I was born in the summer of love in 1967, and I've been a writer since I first learned how to string words together - but I haven't been an author. An author finishes works they've started. Instead of becoming an author, I had a career and a family, and along the way I accumulated a drawer full of incomplete works.
My first novel was an accident. Variants of a story had been floating around in my head for years as novels "to- be" that never became. The various story bits and subplots found their way into comic book scripts which became graphic novels, but the core story remained unused. I was itching to get back into prose - so I cracked my knuckles and sat down to write whatever came to mind. What came out was the first draft of The Paragon of Animals.
The moral to this story is that life is a journey - as long as you keep on walking, you'll end up somewhere you wanted to be.
What is your writing process?
Depends on the type of book. Illustrated ones usually come full formed and are done in one burst, followed by a few editing rounds.
Novels percolate for years and are often the marriage of several ideas. I work them for one to two hours a day from start to finish on first draft. I’ll often rewrite the last written page and continue on from there.
Comics are crazy beasts. I’ll outline in something akin to index cards of story beats. Then shuffle arounnd for page balance and figure out what needs more or less - action, comedy, drama. At 20 pages it’s a balancing act. I then write in scenes of 3 to 8 pages. I try to balance panels so they have a variety of beats and pacing.
Do you remember the first story you ever read, and the impact it had on you?

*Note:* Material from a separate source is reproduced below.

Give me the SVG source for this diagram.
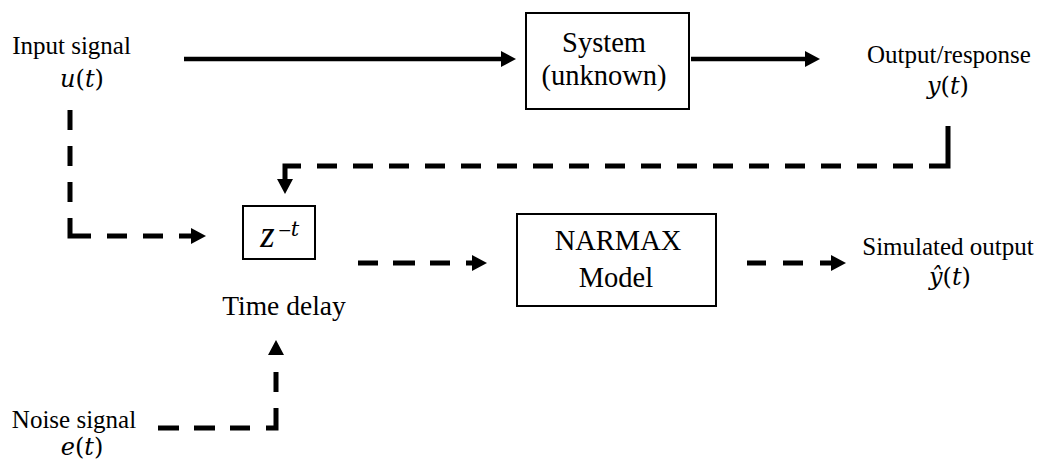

Robert Lewis Stevenson and Lewis Carol are the first ones I recal the strongest. Shel Silverstein, Kurt Vonnegut, Larry Niven - these were the first authors I started recognizing as someone to read more of. Piers Anthony and Robert Aspirin were among the first I went to stores to collect and await new releases. Tolkien was the first writer to open my eyes to what writing can be. Narnia was the first complete series I read. Richard Bach was the first writer that changed my view of the real world instead of imaginary ones. The ones who influenced me the most was Larry Niven’s intertwined Known Space, and Narnia/Middle Earth’s complex histories. But it was Phillip Hose Farmer and Roger Zelazny that blew my mind and made me want to create my own impossible adventures.